LiveU Continues to Drive Innovation as a Key Partner in Dynamic 5G Network Slicing Trial
5G partners have joined forces to trial live video using single and bonded modems. These were transmitted over 5G slices that were automatically and dynamically set-up according to real-time analysis. The partners involved were LiveU, L.M. Ericsson, Nokia, and the University of Patras (UoP), under the Horizon Europe 5G-Solution project.
One of the most promising mechanisms in 5G Stand-Alone (SA) networks is “slices”. In essence, this is the ability to provide as high performance as possible, or QoS, to authorized users, end-to-end within the cellular radio and Core network. This means that QoS-centric applications, such as live uplink video transmission for event coverage – from news to sport and beyond – have a higher probability of receiving the needed QoS for ultimate signal stability on location. But how can these slices be allocated and managed and how can the 5G cellular operator provide the QoS level it guarantees to multiple broadcasters over a specific slice in a certain location?
Baruch Altman, Head of 5G Technology Projects at LiveU, says, “One of the technical obstacles to the wide deployment of slices is the static/fixed allocation of resources (spectrum, QoS within the network borders), and dynamic, per-demand management of slice allocation. This has not been automated yet. Hence the theoretical 5G benefits for remote production at scale have up to now not been fully realized.”

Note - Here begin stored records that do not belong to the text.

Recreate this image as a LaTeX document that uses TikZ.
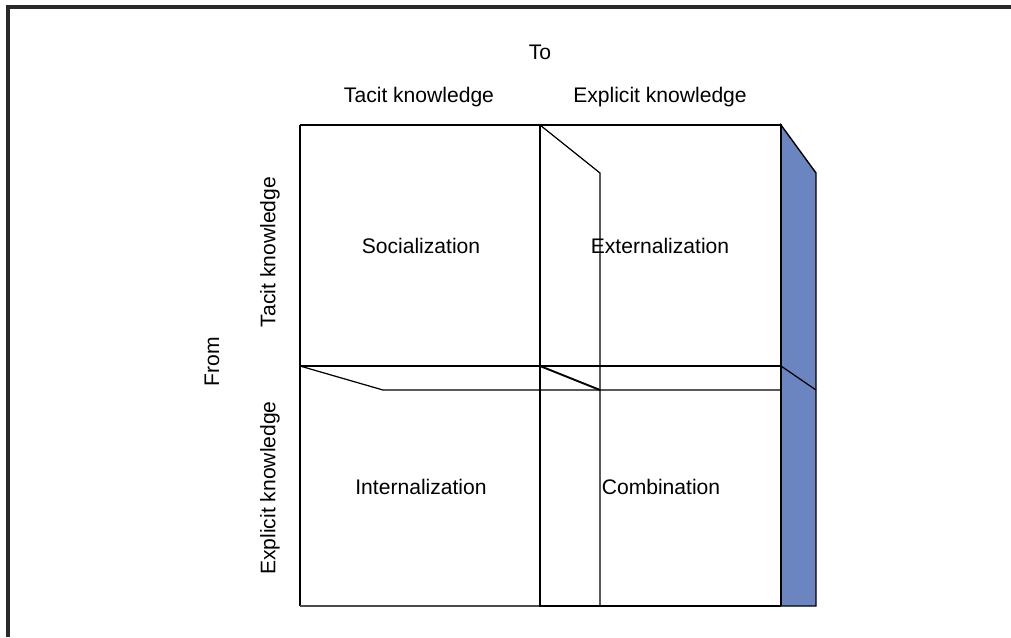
\documentclass[tikz,border=0pt]{standalone}
\usepackage{fontspec}
\setmainfont{Liberation Sans}
\usepackage{tikz}
\usetikzlibrary{positioning}
\definecolor{sideblue}{HTML}{6B85C1}
\definecolor{framegray}{HTML}{2A2A2A}

\begin{document}
\begin{tikzpicture}[
    x=0.02cm, y=-0.02cm,
    frame/.style = {draw=framegray, line width=2pt},
    thin/.style  = {draw=black, line width=0.7pt},
    thick/.style = {draw=black, line width=1.1pt},
    side/.style  = {fill=sideblue, draw=black, line width=0.8pt},
    lbl/.style   = {font=\fontsize{12}{14}\selectfont, inner sep=0pt},
    quad/.style  = {font=\fontsize{12}{14}\selectfont, inner sep=0pt}
  ]

  \useasboundingbox (0,0) rectangle (1011,637);

  % ── Outer frame (top and left only) ────────────────────────────────────────
  \draw[frame] (8,637) -- (8,7) -- (1011,7);

  % ── Grid corners ───────────────────────────────────────────────────────────
  \coordinate (tl) at (300,125);
  \coordinate (tm) at (540,125);
  \coordinate (tr) at (781,125);
  \coordinate (bl) at (300,606);
  \coordinate (bm) at (540,606);
  \coordinate (br) at (781,606);
  \coordinate (ml) at (300,366);
  \coordinate (mm) at (540,366);
  \coordinate (mr) at (781,366);

  % ── Blue side face ─────────────────────────────────────────────────────────
  \draw[side] (tr) -- (816,173) -- (816,606) -- (br) -- cycle;
  \draw[thin] (mr) -- (816,390);

  % ── Left column ────────────────────────────────────────────────────────────
  \draw[thin] (tl) -- (tm);
  \draw[thin] (tl) -- (bl);
  \draw[draw=black!70, line width=0.7pt] (bl) -- (bm);

  % ── Right column ───────────────────────────────────────────────────────────
  \draw[thin] (tm) -- (tr) -- (br);
  \draw[thick] (tm) -- (bm) -- (br);
  \draw[thin] (tm) -- (600,173) -- (600,606);

  % ── Middle band ────────────────────────────────────────────────────────────
  \draw[thick] (ml) -- (mr);
  \draw[thin] (ml) -- (383,390) -- (781,390);
  \draw[thick] (mm) -- (600,390);

  % ── Headers ────────────────────────────────────────────────────────────────
  \node[lbl] (to)       at (540, 52) {To};
  \node[lbl] (totacit)  at (419, 97) {Tacit knowledge};
  \node[lbl] (toexpl)   at (660, 97) {Explicit knowledge};
  \node[lbl, rotate=90] (from)      at (212,362) {From};
  \node[lbl, rotate=90] (fromtacit) at (270,252) {Tacit knowledge};
  \node[lbl, rotate=90] (fromexpl)  at (270,488) {Explicit knowledge};

  % ── Quadrants ──────────────────────────────────────────────────────────────
  \node[quad] (social)   at (421,246) {Socialization};
  \node[quad] (external) at (660,246) {Externalization};
  \node[quad] (internal) at (421,487) {Internalization};
  \node[quad] (combine)  at (661,487) {Combination};

\end{tikzpicture}
\end{document}
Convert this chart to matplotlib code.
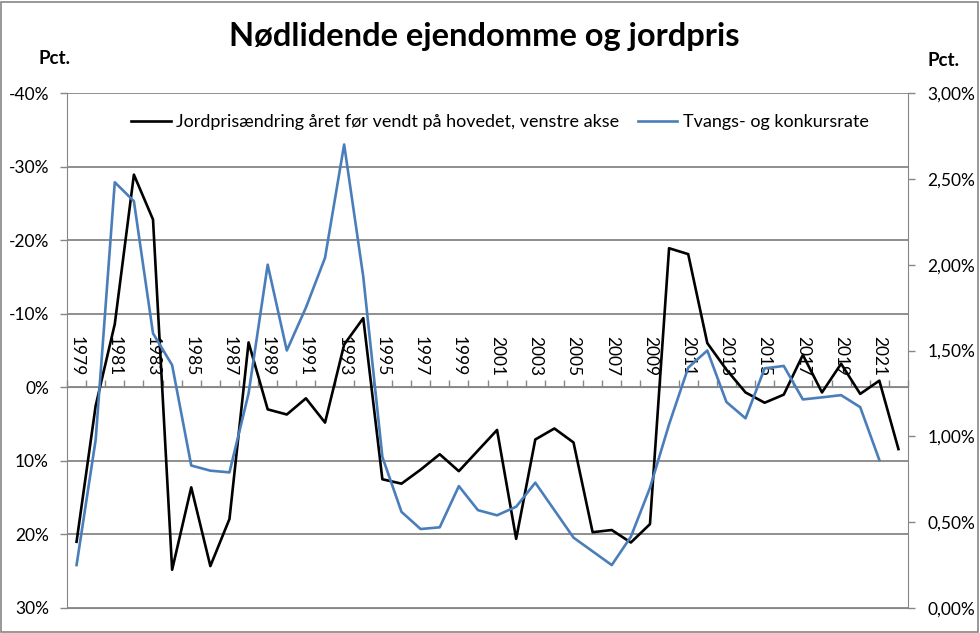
import matplotlib.pyplot as plt
import matplotlib.ticker as mticker
from matplotlib.patches import Rectangle
import numpy as np

plt.rcParams['font.family'] = ['Lato', 'DejaVu Sans']

# Data
aar = np.arange(1979, 2023)
# Jordprisændring året før (pct.), venstre akse (vendt)
jordpris = [21.0, 2.5, -8.6, -28.9, -22.8, 24.8, 13.6, 24.3, 17.9, -6.1,
            3.0, 3.7, 1.5, 4.8, -5.8, -9.4, 12.5, 13.1, 11.2, 9.1,
            11.4, 8.6, 5.8, 20.6, 7.1, 5.6, 7.5, 19.7, 19.4, 21.1,
            18.6, -18.9, -18.1, -6.0, -2.4, 0.7, 2.1, 1.0, -4.4, 0.7,
            -3.2, 0.9, -0.9, 8.4]
# Tvangs- og konkursrate (pct.), højre akse
tvang = [0.25, 0.98, 2.48, 2.37, 1.60, 1.415, 0.83, 0.80, 0.79, 1.25,
         2.00, 1.50, 1.75, 2.04, 2.70, 1.93, 0.88, 0.56, 0.46, 0.47,
         0.71, 0.57, 0.54, 0.59, 0.73, 0.57, 0.41, 0.33, 0.25, 0.415,
         0.70, 1.07, 1.40, 1.50, 1.20, 1.105, 1.396, 1.41, 1.215, 1.227,
         1.24, 1.17, 0.862, np.nan]

label_aar = np.arange(1979, 2022, 2)

gray = '#868686'

fig = plt.figure(figsize=(9.8, 6.33), dpi=100)
ax = fig.add_axes([67/980, 1 - 608/633, (908-67)/980, (608-93)/633])
ax2 = ax.twinx()

l1, = ax.plot(aar, jordpris, color='black', lw=1.9, zorder=3)
l2, = ax2.plot(aar, tvang, color='#4a7ebb', lw=1.9, zorder=3)

# venstre akse, vendt
ax.set_ylim(30, -40)
ax.set_yticks(np.arange(-40, 31, 10))
ax.yaxis.set_major_formatter(mticker.FuncFormatter(lambda v, p: '%d%%' % v))
ax.grid(axis='y', color=gray, lw=1.3)
ax.set_axisbelow(True)
ax.tick_params(axis='y', direction='out', length=5, color=gray, width=1,
               labelsize=12.5, pad=8, labelcolor='black')

# kategoriakse ved 0
ax.set_xlim(1978.5, 2022.5)
ax.xaxis.set_ticks_position('top')
ax.spines['top'].set_position(('data', 0))
ax.spines['top'].set_color(gray)
ax.set_xticks(label_aar)
ax.set_xticklabels([str(a) for a in label_aar], rotation=-90)
ax.set_xticks(np.arange(1978.5, 2023, 1), minor=True)
ax.tick_params(axis='x', which='major', length=0, pad=8, labelsize=12.5)
ax.tick_params(axis='x', which='minor', direction='out', length=5,
               color=gray, width=1)

for s in ['left', 'bottom']:
    ax.spines[s].set_color(gray)
ax.spines['right'].set_visible(False)

# højre akse
ax2.set_ylim(0, 3)
ax2.set_yticks(np.arange(0, 3.01, 0.5))
ax2.yaxis.set_major_formatter(
    mticker.FuncFormatter(lambda v, p: ('%.2f%%' % v).replace('.', ',')))
ax2.tick_params(axis='y', direction='out', length=5, color=gray, width=1,
                labelsize=12.5, pad=9)
for s in ['left', 'top', 'bottom']:
    ax2.spines[s].set_visible(False)
ax2.spines['right'].set_color(gray)

ax2.legend([l1, l2], ['Jordprisændring året før vendt på hovedet, venstre akse',
                      'Tvangs- og konkursrate'],
           loc='center', bbox_to_anchor=(500/980, 1 - 122/633),
           bbox_transform=fig.transFigure, ncol=2, frameon=False,
           fontsize=13, handlelength=2.2, handletextpad=0.3, columnspacing=1.0)

fig.text(484/980, 1 - 46/633, 'Nødlidende ejendomme og jordpris',
         ha='center', va='baseline', fontsize=23.5, fontweight='bold')
fig.text(54/980, 1 - 58/633, 'Pct.', ha='center', va='center',
         fontsize=13.5, fontweight='bold')
fig.text(943/980, 1 - 60/633, 'Pct.', ha='center', va='center',
         fontsize=13.5, fontweight='bold')

fig.patches.append(Rectangle((1/980, 1/633), 977/980, 630/633,
                             transform=fig.transFigure, fill=False,
                             edgecolor=gray, lw=1.2))

fig.savefig('out.png', dpi=100)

In this trial, transmitting over 5G slices that were automatically set-up according to real-time analysis was achieved using several LiveU multi-cam LU800 field units and a network management process called Zero-Touch-Automation (ZTA). Each unit transmitted up to four independent camera feeds simultaneously by bonding multiple modems, networks or slices. One of which was a slice specially configured for broadcasters’ uplink video contribution. The ZTA mechanism dynamically allocated in real-time 5G slices according to LiveU units’ transmission needs and the network overall load.
The ZTA mechanism, specially designed by Ericsson, identified in real-time changes in the network performance resulting from the increased upload demand. It then notified the network management orchestrator (CDSO, by Nokia), which drove the reconfiguration of the network (deployed by UoP) by setting-up a special upload-oriented slice. Modems in the LiveU units automatically identified the newly available special slice, started using it, and LiveU bonding algorithms began transmitting live video packets using this dedicated slice. Bonding this slice with the “best-effort” slices or commercial networks allowed each of the LU800s to transmit four video streams concurrently and at a high quality, with stable bandwidth and latency. Bonding special slices, in real-time, with other modems, networks and bandwidths was instrumental in maintaining video continuity and overall QoS throughout and to reduce the spectrum needed from the new slice.
This trial further demonstrated that even with adaptive ZTA of dedicated “guaranteed performance” slice allocation, bonding transparently and agnostically multiple modems, networks and slices is needed so that broadcasters can enjoy the highest level of video quality and reliability in these congested areas, under changing conditions and over any network configuration.
Altman continues, “These pioneering tests demonstrated how remote production can benefit from real-time, adaptive 5G/6G end-to-end dedicated slice allocation with the highest QoS possible. Currently, only cutting-edge solutions like LiveU’s field units can make optimal use of such advanced 5G capabilities and convert them to immediate value for the customers, while supporting network operators’ need for efficient operations. This collaborative achievement emphasizes again LiveU’s leadership at the forefront of 5G technology development for its broadcast, sports, government and other customers.”